- [Exercise prompt]:
Working from the top of the listing below, retype each line through the line containing "w_g10_t5_gamma = [2.384, 2.493, 2.481, 2.465, 2.452]", both included, with no pictures.

----------------------------------------

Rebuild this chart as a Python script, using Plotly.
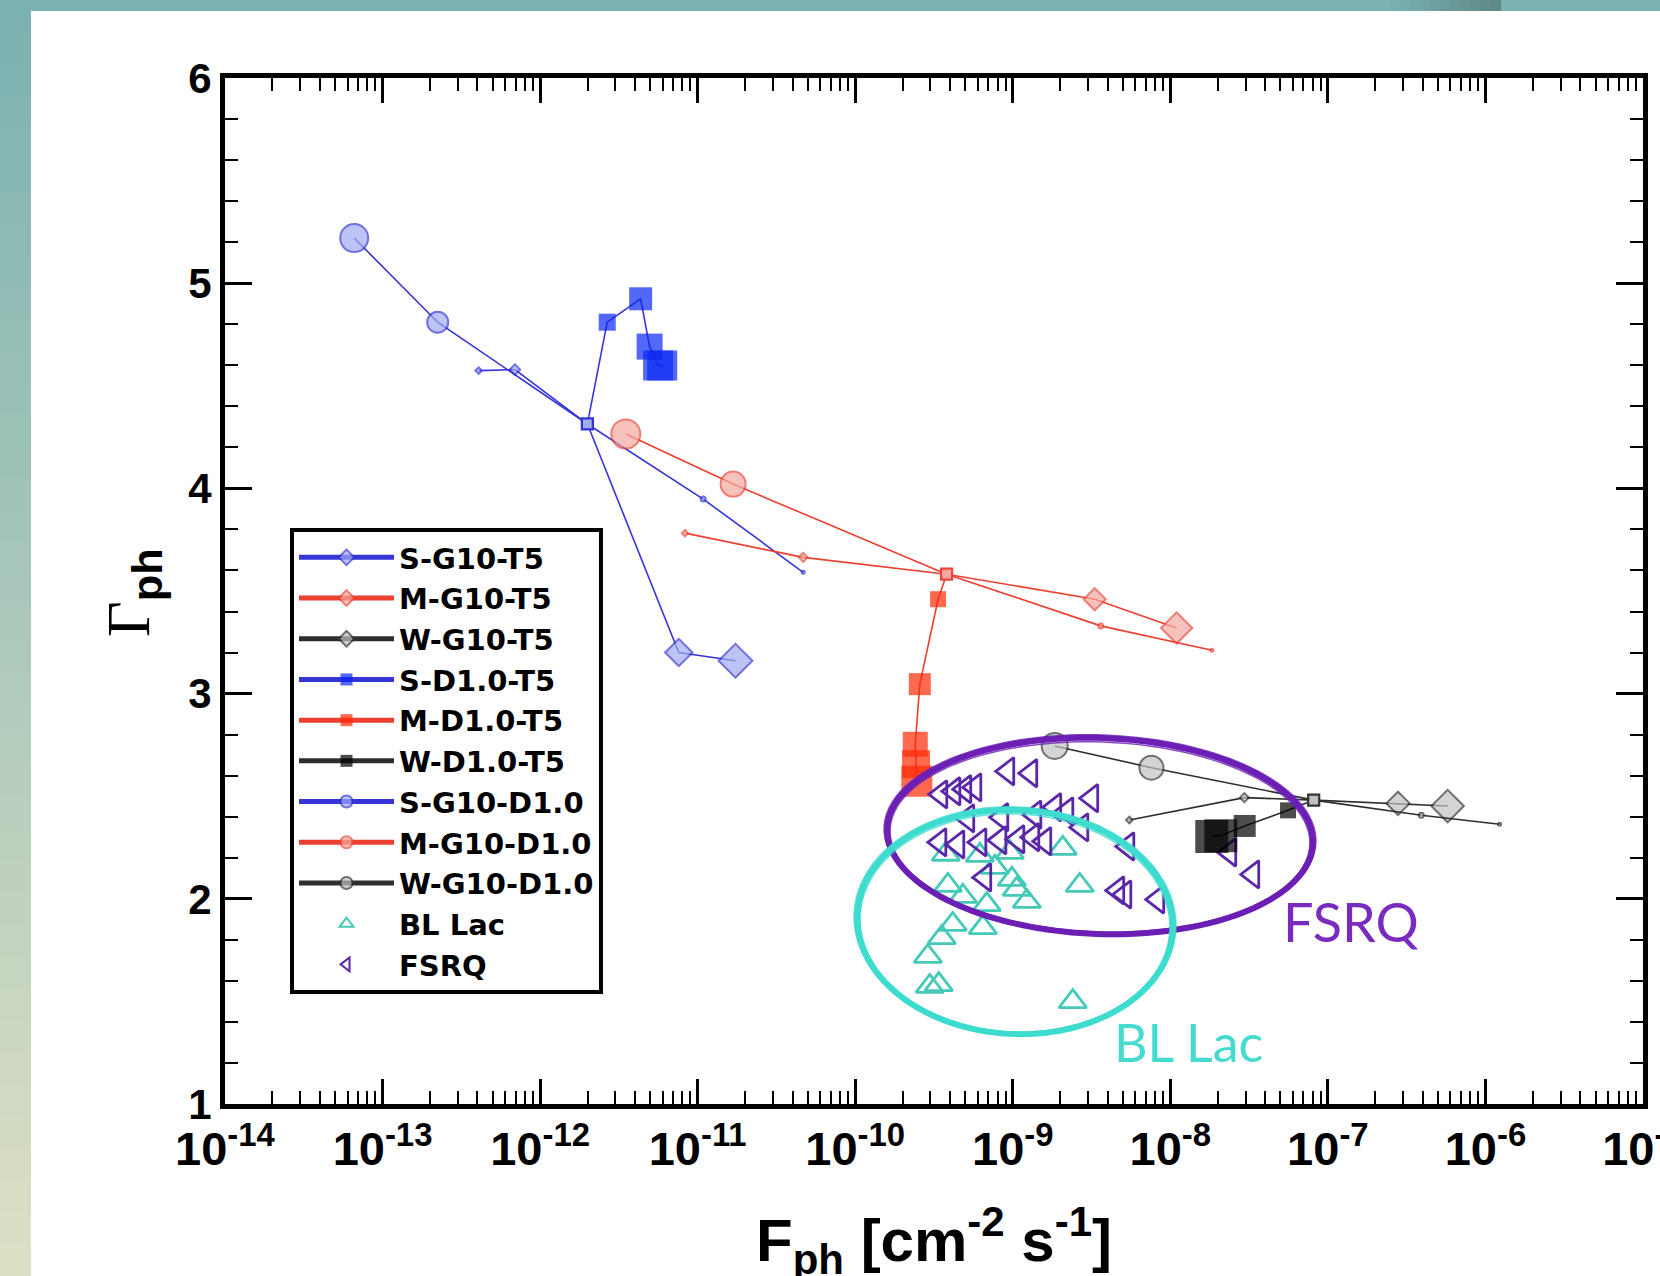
import math
import plotly.graph_objects as go

# ------------------------------------------------------------------
# DATA  (x values are log10 of photon flux F_ph, y values are Gamma_ph)
# ------------------------------------------------------------------
# common starting points of each model family
junction_logF = [-11.70, -9.42, -7.09]
junction_gamma = [4.314, 3.582, 2.481]

s_g10_t5_logF = [-12.39, -12.16, -11.70, -11.12, -10.76]
s_g10_t5_gamma = [4.574, 4.579, 4.314, 3.200, 3.160]
m_g10_t5_logF = [-11.08, -10.33, -9.42, -8.48, -7.96]
m_g10_t5_gamma = [3.782, 3.664, 3.582, 3.460, 3.320]
w_g10_t5_logF = [-8.26, -7.53, -7.09, -6.555, -6.24]
w_g10_t5_gamma = [2.384, 2.493, 2.481, 2.465, 2.452]

s_d10_t5_logF = [-11.70, -11.574, -11.362, -11.305, -11.251, -11.225]
s_d10_t5_gamma = [4.314, 4.810, 4.924, 4.691, 4.599, 4.599]
m_d10_t5_logF = [-9.42, -9.474, -9.590, -9.619, -9.614, -9.609]
m_d10_t5_gamma = [3.582, 3.460, 3.046, 2.753, 2.656, 2.573]
w_d10_t5_logF = [-7.09, -7.253, -7.528, -7.680, -7.737]
w_d10_t5_gamma = [2.481, 2.431, 2.355, 2.307, 2.304]

s_g10_d10_logF = [-10.33, -10.965, -11.70, -12.65, -13.18]
s_g10_d10_gamma = [3.591, 3.948, 4.314, 4.810, 5.220]
m_g10_d10_logF = [-7.736, -8.442, -9.42, -10.775, -11.456]
m_g10_d10_gamma = [3.211, 3.330, 3.582, 4.021, 4.265]
w_g10_d10_logF = [-5.91, -6.407, -7.09, -8.120, -8.734]
w_g10_d10_gamma = [2.363, 2.407, 2.481, 2.639, 2.745]

bllac_logF = [-9.425, -9.209, -9.019, -8.683, -9.412, -9.006, -8.575, -9.317,
              -8.975, -8.911, -9.165, -9.381, -9.190, -9.451, -9.539, -9.527,
              -9.470, -8.619, -9.114]
bllac_gamma = [2.217, 2.212, 2.226, 2.246, 2.065, 2.095, 2.065, 2.012,
               2.046, 1.987, 1.972, 1.875, 1.860, 1.811, 1.719, 1.573,
               1.582, 1.499, 2.153]

fsrq_logF = [-9.457, -9.374, -9.305, -9.241, -9.032, -8.886, -9.286, -9.070,
             -8.734, -8.499, -8.657, -8.562, -9.463, -9.349, -9.209, -9.082,
             -8.968, -8.873, -8.797, -9.178, -8.270, -8.334, -8.289, -8.080,
             -7.623, -7.477, -8.860]
fsrq_gamma = [2.509, 2.524, 2.534, 2.543, 2.621, 2.612, 2.392, 2.397,
              2.446, 2.490, 2.426, 2.348, 2.275, 2.265, 2.275, 2.285,
              2.290, 2.300, 2.280, 2.104, 2.255, 2.041, 2.021, 1.997,
              2.226, 2.119, 2.410]

x_tick_exponents = [-14, -13, -12, -11, -10, -9, -8, -7, -6, -5]
y_tick_values = [1, 2, 3, 4, 5, 6]

# marker sizes along each track (style)
size_g10_t5 = {"S": [5, 8, 0, 21, 26], "M": [5, 7, 0, 17, 24], "W": [5, 7, 0, 18, 25]}
size_d10_t5 = {"S": [0, 17, 23, 26, 30, 30], "M": [0, 16, 22, 25, 28, 31], "W": [0, 16, 22, 33, 33]}
size_g10_d10 = {"S": [3, 5, 0, 21, 28], "M": [3, 5, 0, 25, 29], "W": [3, 5, 0, 24, 26]}

# ------------------------------------------------------------------
W, H = 1660, 1276
PL, PR, PT, PB = 225, 1643, 78, 1104


def pxx(px):
    return (px - PL) / (PR - PL)


def pxy(py):
    return (PB - py) / (PB - PT)


COL = {
    "S": dict(line="#3535d8", hatch="#a2aaf0", edge="#3434d4", solid="#0a28f2"),
    "M": dict(line="#ec3f30", hatch="#f5a9a0", edge="#e8473a", solid="#ff2a05"),
    "W": dict(line="#2e2e2e", hatch="#c2c2c2", edge="#333333", solid="#000000"),
}
TEAL = "#45c9b8"
PURPLE = "#5a27a8"
SANS = "Liberation Sans"

fig = go.Figure()


def add_series(name, logF, gam, sizes, symbol, fam, kind, rank):
    c = COL[fam]
    if kind == "hatch":
        mk = dict(symbol=symbol, size=sizes, color=c["hatch"],
                  line=dict(color=c["edge"], width=2))
    else:
        mk = dict(symbol=symbol, size=sizes, color=c["solid"],
                  line=dict(color=c["solid"], width=0))
    fig.add_trace(go.Scatter(
        x=[10 ** v for v in logF], y=gam, name=name, mode="lines+markers",
        line=dict(color=c["line"], width=1.6), marker=mk, legendrank=rank))


rank_of = {"S": 0, "M": 1, "W": 2}


def add_family(f, a, b, c, d, e, g):
    r = rank_of[f]
    add_series(f"{f}-G10-T5", a, b, size_g10_t5[f], "diamond", f, "hatch", 1 + r)
    add_series(f"{f}-D1.0-T5", c, d, size_d10_t5[f], "square", f, "solid", 4 + r)
    add_series(f"{f}-G10-D1.0", e, g, size_g10_d10[f], "circle", f, "hatch", 7 + r)


add_family("S", s_g10_t5_logF, s_g10_t5_gamma, s_d10_t5_logF, s_d10_t5_gamma,
           s_g10_d10_logF, s_g10_d10_gamma)
add_family("M", m_g10_t5_logF, m_g10_t5_gamma, m_d10_t5_logF, m_d10_t5_gamma,
           m_g10_d10_logF, m_g10_d10_gamma)

fig.add_trace(go.Scatter(
    x=[10 ** v for v in bllac_logF], y=bllac_gamma, name="BL Lac", mode="markers",
    marker=dict(symbol="triangle-up-open", size=24, color=TEAL, line=dict(width=2.8)),
    legendrank=10))
fig.add_trace(go.Scatter(
    x=[10 ** v for v in fsrq_logF], y=fsrq_gamma, name="FSRQ", mode="markers",
    marker=dict(symbol="triangle-left-open", size=24, color=PURPLE, line=dict(width=2.8)),
    legendrank=11))

add_family("W", w_g10_t5_logF, w_g10_t5_gamma, w_d10_t5_logF, w_d10_t5_gamma,
           w_g10_d10_logF, w_g10_d10_gamma)

# starting-point markers
fig.add_trace(go.Scatter(
    x=[10 ** v for v in junction_logF], y=junction_gamma, mode="markers", showlegend=False,
    marker=dict(symbol="square", size=11, color=[COL[k]["hatch"] for k in "SMW"],
                line=dict(color=[COL[k]["edge"] for k in "SMW"], width=2.2))))

# ------------------------------------------------------------------
# decorations: page background strips, hand-drawn ellipses, labels
shapes = []
shapes.append(dict(type="rect", xref="paper", yref="paper", layer="below",
                   x0=pxx(0), x1=pxx(W), y0=pxy(11), y1=pxy(0),
                   fillcolor="#7cb3b2", line=dict(width=0)))
for i in range(12):
    t = i / 11
    col = (int(124 - 30 * t), int(179 - 40 * t), int(178 - 40 * t))
    shapes.append(dict(type="rect", xref="paper", yref="paper", layer="below",
                       x0=pxx(1380 + i * 10), x1=pxx(1391 + i * 10), y0=pxy(11), y1=pxy(0),
                       fillcolor="rgb(%d,%d,%d)" % col, line=dict(width=0)))
nstr = 40
c_top = (123, 178, 177)
c_bot = (221, 223, 196)
for i in range(nstr):
    t = i / (nstr - 1)
    col = tuple(int(round(c_top[k] + (c_bot[k] - c_top[k]) * t)) for k in range(3))
    y0 = H * i / nstr
    y1 = H * (i + 1) / nstr + 1
    shapes.append(dict(type="rect", xref="paper", yref="paper", layer="below",
                       x0=pxx(0), x1=pxx(31), y0=pxy(y1), y1=pxy(y0),
                       fillcolor="rgb(%d,%d,%d)" % col, line=dict(width=0)))


def ellipse_path(cx, cy, a, b, theta_deg, n=160):
    th = math.radians(theta_deg)
    pts = []
    for i in range(n + 1):
        t = 2 * math.pi * i / n
        x = cx + a * math.cos(t) * math.cos(th) - b * math.sin(t) * math.sin(th)
        y = cy + a * math.cos(t) * math.sin(th) + b * math.sin(t) * math.cos(th)
        pts.append((pxx(x), pxy(y)))
    return "M " + " L ".join("%.5f,%.5f" % p for p in pts) + " Z"


def brush(cx, cy, a, b, th, color):
    out = [dict(type="path", xref="paper", yref="paper", layer="above",
                path=ellipse_path(cx, cy, a, b, th), line=dict(color=color, width=6))]
    for da, db, dy, w in [(3, 2, -1, 1.5), (-3, -3, 1, 1.5)]:
        out.append(dict(type="path", xref="paper", yref="paper", layer="above",
                        path=ellipse_path(cx, cy + dy, a + da, b + db, th),
                        line=dict(color=color, width=w), opacity=0.8))
    return out


shapes += brush(1100, 836, 213, 98, 2, "#6c1fb4")
shapes += brush(1015, 922, 158, 112, 3, "#3ddccf")

annotations = [
    dict(text="FSRQ", xref="paper", yref="paper", x=pxx(1351), y=pxy(921),
         xanchor="center", yanchor="middle", showarrow=False,
         font=dict(family="Lato", size=54, color="#7a2bbf")),
    dict(text="BL Lac", xref="paper", yref="paper", x=pxx(1188), y=pxy(1042),
         xanchor="center", yanchor="middle", showarrow=False,
         font=dict(family="Lato", size=52, color="#46dbcf")),
    dict(text="<b>F<sub>ph</sub> [cm<sup>-2</sup> s<sup>-1</sup>]</b>", xref="paper", yref="paper",
         x=pxx(934), y=pxy(1240), xanchor="center", yanchor="middle", showarrow=False,
         font=dict(family=SANS, size=60, color="black")),
    dict(text='<span style="font-family:Liberation Serif">Γ</span><b><sub>ph</sub></b>',
         xref="paper", yref="paper", x=pxx(132), y=pxy(593), textangle=-90,
         xanchor="center", yanchor="middle", showarrow=False,
         font=dict(family=SANS, size=62, color="black")),
]

minor_x = [m * 10.0 ** k for k in range(-14, -5) for m in range(2, 10)]

fig.update_layout(
    width=W, height=H,
    margin=dict(l=PL, r=W - PR, t=PT, b=H - PB, autoexpand=False),
    paper_bgcolor="white", plot_bgcolor="white",
    shapes=shapes, annotations=annotations,
    showlegend=True,
    legend=dict(x=pxx(290), y=pxy(528), xanchor="left", yanchor="top",
                bgcolor="white", bordercolor="black", borderwidth=4,
                font=dict(family="DejaVu Sans", size=29, color="black", weight="bold"),
                itemwidth=95, itemsizing="constant", tracegroupgap=0, traceorder="normal"),
    xaxis=dict(type="log", range=[-14, -5], tickmode="array",
               tickvals=[10.0 ** e for e in x_tick_exponents],
               ticktext=["10<sup>%d</sup>" % e for e in x_tick_exponents],
               ticks="inside", ticklen=25, tickwidth=3, tickcolor="black",
               showline=True, linewidth=5, linecolor="black", mirror="allticks",
               showgrid=False, zeroline=False, ticklabeloverflow="allow",
               tickfont=dict(family=SANS, size=47, color="black", weight="bold"),
               minor=dict(tickmode="array", tickvals=minor_x, ticks="inside", ticklen=13,
                          tickwidth=2, tickcolor="black", showgrid=False)),
    yaxis=dict(range=[1, 6], tickmode="array", tickvals=y_tick_values,
               ticks="inside", ticklen=27, tickwidth=3, tickcolor="black",
               showline=True, linewidth=5, linecolor="black", mirror="allticks",
               showgrid=False, zeroline=False, ticklabeloverflow="allow",
               tickfont=dict(family=SANS, size=42, color="black", weight="bold"),
               minor=dict(dtick=0.2, ticks="inside", ticklen=13, tickwidth=2,
                          tickcolor="black", showgrid=False)),
)

fig.write_html("out.html",
               config={"displayModeBar": False},
               post_script="document.body.style.margin='0px';"
                           "document.body.style.padding='0px';"
                           "document.body.style.overflow='hidden';")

----------------------------------------

- [Result]:
Rebuild this chart as a Python script, using Plotly.
import math
import plotly.graph_objects as go

# ------------------------------------------------------------------
# DATA  (x values are log10 of photon flux F_ph, y values are Gamma_ph)
# ------------------------------------------------------------------
# common starting points of each model family
junction_logF = [-11.70, -9.42, -7.09]
junction_gamma = [4.314, 3.582, 2.481]

s_g10_t5_logF = [-12.39, -12.16, -11.70, -11.12, -10.76]
s_g10_t5_gamma = [4.574, 4.579, 4.314, 3.200, 3.160]
m_g10_t5_logF = [-11.08, -10.33, -9.42, -8.48, -7.96]
m_g10_t5_gamma = [3.782, 3.664, 3.582, 3.460, 3.320]
w_g10_t5_logF = [-8.26, -7.53, -7.09, -6.555, -6.24]
w_g10_t5_gamma = [2.384, 2.493, 2.481, 2.465, 2.452]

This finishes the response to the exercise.